According to China’s Transport Ministry, its South China Sea maritime security center positioned three beacons close to Irving Reef (Balagtas Reef), Whitsun Reef (Julian Felipe Reef), and Gaven Reefs (Burgos Reefs) of the Spratlys.
The agency said the beacon placement aimed to “ensure the safety of ships’ navigation and operations.”
The Philippines earlier this month deployed navigational buoys carrying the country’s flag within its exclusive economic zone, including at Balagtas Reef and Julian Felipe Reef, where hundreds of Chinese ships were moored in 2021 and again in 2022.
As this developed, Sen. Francis Tolentino said the potential defense agreement between the Philippine and Japanese governments may need the concurrence of the Senate.

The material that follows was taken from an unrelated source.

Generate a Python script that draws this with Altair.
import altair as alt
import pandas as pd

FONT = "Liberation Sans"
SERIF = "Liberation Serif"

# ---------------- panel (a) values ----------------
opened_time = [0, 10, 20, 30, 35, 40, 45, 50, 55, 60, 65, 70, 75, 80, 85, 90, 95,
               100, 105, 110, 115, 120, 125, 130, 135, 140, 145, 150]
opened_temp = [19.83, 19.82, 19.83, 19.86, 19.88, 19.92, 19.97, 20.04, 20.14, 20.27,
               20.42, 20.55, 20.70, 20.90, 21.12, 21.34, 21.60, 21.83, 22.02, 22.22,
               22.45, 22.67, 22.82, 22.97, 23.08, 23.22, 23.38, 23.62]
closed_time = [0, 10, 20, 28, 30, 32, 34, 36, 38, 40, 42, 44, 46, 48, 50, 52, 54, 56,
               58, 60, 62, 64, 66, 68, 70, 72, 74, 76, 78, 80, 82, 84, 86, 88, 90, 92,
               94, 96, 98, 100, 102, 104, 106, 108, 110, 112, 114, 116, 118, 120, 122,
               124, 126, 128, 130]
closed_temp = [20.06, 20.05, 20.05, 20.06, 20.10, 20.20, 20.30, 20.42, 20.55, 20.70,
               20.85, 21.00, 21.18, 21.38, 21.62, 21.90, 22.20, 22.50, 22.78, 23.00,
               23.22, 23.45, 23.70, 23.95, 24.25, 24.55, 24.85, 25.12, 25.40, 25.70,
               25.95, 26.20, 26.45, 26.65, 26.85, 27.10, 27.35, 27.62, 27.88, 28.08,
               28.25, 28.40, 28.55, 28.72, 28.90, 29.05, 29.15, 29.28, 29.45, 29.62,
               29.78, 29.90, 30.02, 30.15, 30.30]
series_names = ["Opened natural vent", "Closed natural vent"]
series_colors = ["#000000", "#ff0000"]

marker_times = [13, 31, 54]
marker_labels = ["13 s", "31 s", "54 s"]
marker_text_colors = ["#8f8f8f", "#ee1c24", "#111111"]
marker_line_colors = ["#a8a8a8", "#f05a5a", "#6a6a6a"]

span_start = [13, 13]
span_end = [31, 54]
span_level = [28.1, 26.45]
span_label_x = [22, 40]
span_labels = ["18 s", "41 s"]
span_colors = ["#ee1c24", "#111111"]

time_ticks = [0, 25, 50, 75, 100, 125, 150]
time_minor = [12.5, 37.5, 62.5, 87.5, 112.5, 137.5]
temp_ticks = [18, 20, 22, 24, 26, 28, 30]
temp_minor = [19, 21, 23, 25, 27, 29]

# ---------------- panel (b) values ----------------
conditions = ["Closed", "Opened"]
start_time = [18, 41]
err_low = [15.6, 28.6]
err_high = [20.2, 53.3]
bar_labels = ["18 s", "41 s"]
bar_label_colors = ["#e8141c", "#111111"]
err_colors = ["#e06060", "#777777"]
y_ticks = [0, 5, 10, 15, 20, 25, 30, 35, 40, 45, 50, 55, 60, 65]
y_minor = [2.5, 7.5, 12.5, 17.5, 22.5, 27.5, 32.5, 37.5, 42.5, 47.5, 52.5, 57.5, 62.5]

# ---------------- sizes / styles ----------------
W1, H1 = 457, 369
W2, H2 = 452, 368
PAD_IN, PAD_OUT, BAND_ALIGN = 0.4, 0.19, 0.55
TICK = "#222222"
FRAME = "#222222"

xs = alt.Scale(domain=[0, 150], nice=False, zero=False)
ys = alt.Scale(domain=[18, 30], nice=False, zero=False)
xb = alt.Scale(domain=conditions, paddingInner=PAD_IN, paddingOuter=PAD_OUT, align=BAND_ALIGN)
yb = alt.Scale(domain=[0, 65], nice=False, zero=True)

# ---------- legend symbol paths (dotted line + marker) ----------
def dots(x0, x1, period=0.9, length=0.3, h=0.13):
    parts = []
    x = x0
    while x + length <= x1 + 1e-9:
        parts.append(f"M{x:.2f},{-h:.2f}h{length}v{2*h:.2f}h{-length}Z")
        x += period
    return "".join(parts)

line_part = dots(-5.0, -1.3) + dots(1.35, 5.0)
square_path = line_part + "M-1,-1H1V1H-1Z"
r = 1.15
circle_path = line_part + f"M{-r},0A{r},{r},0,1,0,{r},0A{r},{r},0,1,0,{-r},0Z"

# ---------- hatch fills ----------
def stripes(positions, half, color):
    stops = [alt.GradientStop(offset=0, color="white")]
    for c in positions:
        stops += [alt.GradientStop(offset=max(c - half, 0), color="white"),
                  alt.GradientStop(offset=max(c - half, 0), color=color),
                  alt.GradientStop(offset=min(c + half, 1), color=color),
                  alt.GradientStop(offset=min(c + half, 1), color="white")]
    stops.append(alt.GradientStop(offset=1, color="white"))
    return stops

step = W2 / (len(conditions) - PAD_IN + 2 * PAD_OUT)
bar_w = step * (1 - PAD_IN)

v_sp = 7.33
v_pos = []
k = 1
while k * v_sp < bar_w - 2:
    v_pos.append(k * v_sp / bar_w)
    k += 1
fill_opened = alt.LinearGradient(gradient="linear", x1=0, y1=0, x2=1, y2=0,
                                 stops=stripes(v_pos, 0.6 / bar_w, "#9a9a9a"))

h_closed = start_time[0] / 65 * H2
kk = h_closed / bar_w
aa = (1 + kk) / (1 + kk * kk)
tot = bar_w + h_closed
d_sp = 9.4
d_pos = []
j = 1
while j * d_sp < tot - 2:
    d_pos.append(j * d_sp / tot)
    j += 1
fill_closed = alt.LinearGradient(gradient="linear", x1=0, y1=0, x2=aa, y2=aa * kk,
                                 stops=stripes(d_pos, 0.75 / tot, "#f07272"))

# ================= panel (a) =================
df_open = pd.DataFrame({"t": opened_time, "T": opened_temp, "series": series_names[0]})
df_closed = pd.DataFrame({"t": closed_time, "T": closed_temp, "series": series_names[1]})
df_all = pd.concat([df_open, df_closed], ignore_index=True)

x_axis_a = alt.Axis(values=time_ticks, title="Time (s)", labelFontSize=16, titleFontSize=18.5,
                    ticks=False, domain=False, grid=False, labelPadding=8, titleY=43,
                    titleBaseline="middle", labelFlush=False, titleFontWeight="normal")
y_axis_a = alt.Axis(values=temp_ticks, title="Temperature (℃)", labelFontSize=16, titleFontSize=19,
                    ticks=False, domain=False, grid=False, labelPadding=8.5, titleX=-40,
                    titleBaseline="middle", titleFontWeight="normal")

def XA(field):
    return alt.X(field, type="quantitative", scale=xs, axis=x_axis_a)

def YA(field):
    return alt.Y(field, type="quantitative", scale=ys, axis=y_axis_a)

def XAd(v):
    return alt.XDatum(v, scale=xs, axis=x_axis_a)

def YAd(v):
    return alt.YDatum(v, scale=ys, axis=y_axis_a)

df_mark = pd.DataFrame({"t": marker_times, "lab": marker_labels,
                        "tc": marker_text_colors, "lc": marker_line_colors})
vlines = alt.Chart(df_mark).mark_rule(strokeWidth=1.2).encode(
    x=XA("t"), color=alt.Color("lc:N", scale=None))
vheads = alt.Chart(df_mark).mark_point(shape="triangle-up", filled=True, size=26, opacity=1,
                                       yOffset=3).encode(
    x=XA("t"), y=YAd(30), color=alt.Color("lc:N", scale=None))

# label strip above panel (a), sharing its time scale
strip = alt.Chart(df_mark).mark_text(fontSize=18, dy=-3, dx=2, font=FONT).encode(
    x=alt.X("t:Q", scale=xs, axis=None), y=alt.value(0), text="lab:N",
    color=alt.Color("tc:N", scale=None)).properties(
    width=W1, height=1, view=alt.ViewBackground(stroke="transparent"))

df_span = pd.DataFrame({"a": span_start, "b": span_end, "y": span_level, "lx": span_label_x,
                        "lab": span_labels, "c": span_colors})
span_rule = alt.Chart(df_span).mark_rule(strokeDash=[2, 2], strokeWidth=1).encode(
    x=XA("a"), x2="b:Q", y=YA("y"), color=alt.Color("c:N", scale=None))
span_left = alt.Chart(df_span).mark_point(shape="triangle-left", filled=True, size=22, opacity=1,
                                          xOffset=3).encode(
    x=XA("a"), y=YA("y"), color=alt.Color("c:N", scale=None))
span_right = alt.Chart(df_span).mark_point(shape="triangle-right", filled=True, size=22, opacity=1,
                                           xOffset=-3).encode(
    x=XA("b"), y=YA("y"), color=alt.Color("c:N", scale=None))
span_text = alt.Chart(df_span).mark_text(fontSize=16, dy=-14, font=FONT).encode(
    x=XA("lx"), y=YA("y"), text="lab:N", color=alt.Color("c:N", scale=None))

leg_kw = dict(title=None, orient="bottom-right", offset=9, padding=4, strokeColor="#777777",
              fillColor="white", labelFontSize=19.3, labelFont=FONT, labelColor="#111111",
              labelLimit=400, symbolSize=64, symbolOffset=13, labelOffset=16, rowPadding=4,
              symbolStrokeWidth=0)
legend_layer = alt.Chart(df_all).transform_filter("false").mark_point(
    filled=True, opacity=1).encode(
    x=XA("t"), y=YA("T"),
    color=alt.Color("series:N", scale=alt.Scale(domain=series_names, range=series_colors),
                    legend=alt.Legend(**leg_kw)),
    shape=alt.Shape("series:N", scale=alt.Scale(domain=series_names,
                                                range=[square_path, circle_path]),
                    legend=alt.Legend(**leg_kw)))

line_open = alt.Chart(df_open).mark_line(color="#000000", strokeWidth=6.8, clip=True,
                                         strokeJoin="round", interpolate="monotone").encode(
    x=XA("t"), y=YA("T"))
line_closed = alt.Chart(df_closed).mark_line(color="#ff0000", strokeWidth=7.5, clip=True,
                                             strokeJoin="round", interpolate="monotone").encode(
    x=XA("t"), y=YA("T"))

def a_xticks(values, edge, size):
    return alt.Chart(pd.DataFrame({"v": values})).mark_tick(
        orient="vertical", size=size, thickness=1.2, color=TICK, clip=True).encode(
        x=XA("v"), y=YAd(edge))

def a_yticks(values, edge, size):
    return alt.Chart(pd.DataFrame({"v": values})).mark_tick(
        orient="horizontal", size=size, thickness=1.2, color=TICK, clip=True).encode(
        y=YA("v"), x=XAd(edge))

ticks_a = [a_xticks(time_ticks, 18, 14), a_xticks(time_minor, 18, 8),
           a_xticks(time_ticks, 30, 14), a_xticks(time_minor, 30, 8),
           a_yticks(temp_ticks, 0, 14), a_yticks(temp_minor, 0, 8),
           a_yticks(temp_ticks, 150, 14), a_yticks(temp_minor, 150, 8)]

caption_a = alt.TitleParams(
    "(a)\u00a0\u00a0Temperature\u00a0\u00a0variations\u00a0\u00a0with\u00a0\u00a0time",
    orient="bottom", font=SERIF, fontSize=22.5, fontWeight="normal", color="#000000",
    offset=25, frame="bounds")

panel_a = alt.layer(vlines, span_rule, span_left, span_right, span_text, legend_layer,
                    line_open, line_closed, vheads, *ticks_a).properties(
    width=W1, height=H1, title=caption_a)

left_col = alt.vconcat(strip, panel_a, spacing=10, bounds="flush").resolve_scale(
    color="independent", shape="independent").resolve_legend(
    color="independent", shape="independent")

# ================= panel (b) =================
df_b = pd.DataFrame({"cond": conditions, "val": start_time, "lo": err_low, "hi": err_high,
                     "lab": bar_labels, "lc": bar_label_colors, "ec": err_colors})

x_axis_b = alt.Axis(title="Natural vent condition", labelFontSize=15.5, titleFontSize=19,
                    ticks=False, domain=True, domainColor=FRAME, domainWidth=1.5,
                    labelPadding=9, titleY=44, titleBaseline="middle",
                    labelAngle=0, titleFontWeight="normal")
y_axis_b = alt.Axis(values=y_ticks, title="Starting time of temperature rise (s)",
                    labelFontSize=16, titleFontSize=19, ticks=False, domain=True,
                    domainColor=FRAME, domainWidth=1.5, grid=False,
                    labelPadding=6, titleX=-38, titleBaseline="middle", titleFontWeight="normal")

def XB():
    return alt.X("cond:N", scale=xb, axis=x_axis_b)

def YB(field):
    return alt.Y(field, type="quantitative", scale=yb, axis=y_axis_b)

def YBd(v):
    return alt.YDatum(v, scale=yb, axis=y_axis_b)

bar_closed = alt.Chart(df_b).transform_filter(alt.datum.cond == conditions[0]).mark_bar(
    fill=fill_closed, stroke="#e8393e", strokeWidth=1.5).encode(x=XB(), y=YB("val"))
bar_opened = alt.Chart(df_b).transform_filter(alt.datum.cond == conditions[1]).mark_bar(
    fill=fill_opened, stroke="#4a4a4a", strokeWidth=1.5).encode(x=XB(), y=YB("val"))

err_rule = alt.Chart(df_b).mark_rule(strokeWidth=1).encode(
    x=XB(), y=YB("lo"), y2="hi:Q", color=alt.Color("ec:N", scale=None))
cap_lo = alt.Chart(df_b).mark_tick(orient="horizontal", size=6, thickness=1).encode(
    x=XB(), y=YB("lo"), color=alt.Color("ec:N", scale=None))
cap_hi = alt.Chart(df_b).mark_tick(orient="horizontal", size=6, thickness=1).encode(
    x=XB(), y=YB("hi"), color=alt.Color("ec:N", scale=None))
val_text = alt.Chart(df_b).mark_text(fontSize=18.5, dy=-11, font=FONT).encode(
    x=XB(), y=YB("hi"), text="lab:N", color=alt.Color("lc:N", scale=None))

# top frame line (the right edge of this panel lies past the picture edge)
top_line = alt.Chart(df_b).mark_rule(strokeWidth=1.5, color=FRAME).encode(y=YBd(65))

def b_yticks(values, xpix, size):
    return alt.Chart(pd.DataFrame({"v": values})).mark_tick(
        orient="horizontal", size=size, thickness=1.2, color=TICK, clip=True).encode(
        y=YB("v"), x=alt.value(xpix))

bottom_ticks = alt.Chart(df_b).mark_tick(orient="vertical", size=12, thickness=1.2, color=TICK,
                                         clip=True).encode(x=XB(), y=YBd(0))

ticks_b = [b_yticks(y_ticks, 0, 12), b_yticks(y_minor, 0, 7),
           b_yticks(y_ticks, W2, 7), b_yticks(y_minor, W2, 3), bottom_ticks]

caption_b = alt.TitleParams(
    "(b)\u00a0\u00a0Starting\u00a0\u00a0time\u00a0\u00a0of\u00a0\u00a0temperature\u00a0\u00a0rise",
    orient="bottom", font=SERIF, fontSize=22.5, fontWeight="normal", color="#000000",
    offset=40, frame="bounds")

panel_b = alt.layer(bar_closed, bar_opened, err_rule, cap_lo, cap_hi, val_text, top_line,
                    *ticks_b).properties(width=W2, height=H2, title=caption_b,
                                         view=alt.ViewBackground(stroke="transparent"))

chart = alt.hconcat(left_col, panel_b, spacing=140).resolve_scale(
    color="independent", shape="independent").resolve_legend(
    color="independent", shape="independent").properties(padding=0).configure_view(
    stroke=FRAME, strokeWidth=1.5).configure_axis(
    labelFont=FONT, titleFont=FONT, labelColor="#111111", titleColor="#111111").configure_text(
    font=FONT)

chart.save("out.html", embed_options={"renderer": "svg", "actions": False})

Tolentino, vice chairman of the Senate Committee on Foreign Relations, made the remarks as the two Asian countries are reportedly preparing to begin their preliminary consultations before commencing the formal negotiations for a “Reciprocal Access Agreement” or RAA—basically the proposed Visiting Forces Agreement between Manila and Tokyo.
He noted that the primary nature of the agreement will be through a treaty.
“Then, it must be done precisely in accordance with the 1987 Constitution, and thus, must be ratified by members of the Senate,” the senator said.
Earlier, Japanese Ambassador to the Philippines Kazuhiko Koshikawa said Manila and Tokyo are “just about to start the consultation for negotiations.”
Once approved, he said the proposed agreement would allow Filipino and Japanese forces to deploy troops on each other’s territory for training and other operations.